- WHAT NEEDS TO BE DONE: Report all lines holding "React".
--- Begin PROVIDED DATA ---
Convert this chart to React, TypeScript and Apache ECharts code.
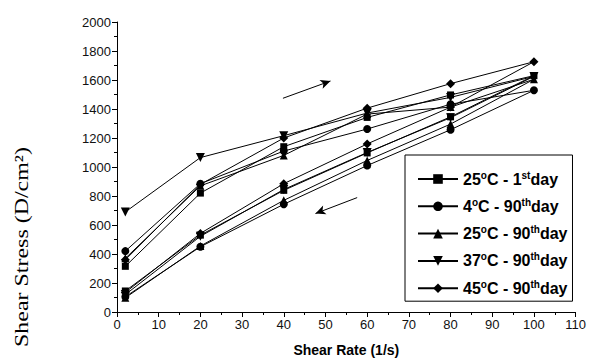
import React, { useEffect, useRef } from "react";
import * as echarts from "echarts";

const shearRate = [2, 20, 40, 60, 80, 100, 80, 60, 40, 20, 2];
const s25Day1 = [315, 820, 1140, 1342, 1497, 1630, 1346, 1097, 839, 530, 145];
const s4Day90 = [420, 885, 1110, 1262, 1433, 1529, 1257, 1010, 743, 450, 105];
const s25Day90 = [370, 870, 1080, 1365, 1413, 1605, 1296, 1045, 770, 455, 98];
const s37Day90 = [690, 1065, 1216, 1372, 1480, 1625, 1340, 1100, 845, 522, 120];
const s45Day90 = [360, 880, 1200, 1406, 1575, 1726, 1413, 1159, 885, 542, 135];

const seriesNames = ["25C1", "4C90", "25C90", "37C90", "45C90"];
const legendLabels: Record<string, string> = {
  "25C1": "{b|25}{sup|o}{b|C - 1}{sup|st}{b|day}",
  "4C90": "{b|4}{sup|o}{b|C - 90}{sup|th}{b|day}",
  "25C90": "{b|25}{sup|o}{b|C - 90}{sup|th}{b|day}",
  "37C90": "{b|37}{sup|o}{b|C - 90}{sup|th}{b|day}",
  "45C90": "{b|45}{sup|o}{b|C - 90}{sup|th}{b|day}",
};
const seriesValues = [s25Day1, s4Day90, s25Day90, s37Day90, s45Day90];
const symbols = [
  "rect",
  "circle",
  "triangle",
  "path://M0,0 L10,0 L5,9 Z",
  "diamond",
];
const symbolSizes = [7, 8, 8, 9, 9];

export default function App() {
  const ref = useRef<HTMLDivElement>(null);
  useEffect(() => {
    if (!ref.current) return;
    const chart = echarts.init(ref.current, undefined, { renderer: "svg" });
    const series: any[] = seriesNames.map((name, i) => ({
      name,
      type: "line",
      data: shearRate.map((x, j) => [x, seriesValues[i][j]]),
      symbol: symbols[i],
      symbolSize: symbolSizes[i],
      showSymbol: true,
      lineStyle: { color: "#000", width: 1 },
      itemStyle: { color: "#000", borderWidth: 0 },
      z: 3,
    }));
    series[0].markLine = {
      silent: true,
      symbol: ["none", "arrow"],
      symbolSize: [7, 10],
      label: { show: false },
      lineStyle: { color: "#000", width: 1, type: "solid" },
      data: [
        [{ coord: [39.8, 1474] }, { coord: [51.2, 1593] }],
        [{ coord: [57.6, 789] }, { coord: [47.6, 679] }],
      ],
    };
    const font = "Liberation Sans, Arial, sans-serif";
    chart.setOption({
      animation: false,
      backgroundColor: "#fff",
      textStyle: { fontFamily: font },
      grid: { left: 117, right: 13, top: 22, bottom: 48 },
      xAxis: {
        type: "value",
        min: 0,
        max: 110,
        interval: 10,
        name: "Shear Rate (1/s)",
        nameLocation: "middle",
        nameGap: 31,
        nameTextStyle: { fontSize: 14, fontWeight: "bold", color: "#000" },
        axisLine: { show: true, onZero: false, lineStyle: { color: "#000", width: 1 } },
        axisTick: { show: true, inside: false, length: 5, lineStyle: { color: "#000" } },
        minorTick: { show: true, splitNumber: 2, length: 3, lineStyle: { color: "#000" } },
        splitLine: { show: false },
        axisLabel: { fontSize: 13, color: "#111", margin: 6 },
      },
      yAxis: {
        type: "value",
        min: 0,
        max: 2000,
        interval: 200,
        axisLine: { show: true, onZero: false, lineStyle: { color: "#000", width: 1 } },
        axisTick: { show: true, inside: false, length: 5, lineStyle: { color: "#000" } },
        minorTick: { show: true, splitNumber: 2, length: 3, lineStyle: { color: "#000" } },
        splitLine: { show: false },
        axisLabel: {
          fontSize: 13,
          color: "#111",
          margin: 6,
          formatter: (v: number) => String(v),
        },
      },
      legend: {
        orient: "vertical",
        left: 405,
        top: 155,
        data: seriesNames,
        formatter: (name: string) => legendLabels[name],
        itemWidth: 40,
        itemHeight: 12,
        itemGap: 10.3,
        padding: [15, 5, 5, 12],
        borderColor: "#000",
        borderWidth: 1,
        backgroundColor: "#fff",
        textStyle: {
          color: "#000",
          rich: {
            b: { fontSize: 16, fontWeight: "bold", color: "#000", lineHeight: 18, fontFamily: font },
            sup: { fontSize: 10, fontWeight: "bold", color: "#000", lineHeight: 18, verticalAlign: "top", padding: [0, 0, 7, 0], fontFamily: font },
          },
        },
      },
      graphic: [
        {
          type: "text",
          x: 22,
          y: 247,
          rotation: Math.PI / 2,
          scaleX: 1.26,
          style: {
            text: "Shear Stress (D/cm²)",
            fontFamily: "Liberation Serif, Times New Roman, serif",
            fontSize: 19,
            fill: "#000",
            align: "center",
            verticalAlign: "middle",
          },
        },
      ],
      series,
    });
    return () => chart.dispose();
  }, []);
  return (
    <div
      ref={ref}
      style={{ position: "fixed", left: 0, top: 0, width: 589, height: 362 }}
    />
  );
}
--- End PROVIDED DATA ---
- THE COMPLETED TASK:
Convert this chart to React, TypeScript and Apache ECharts code.
import React, { useEffect, useRef } from "react";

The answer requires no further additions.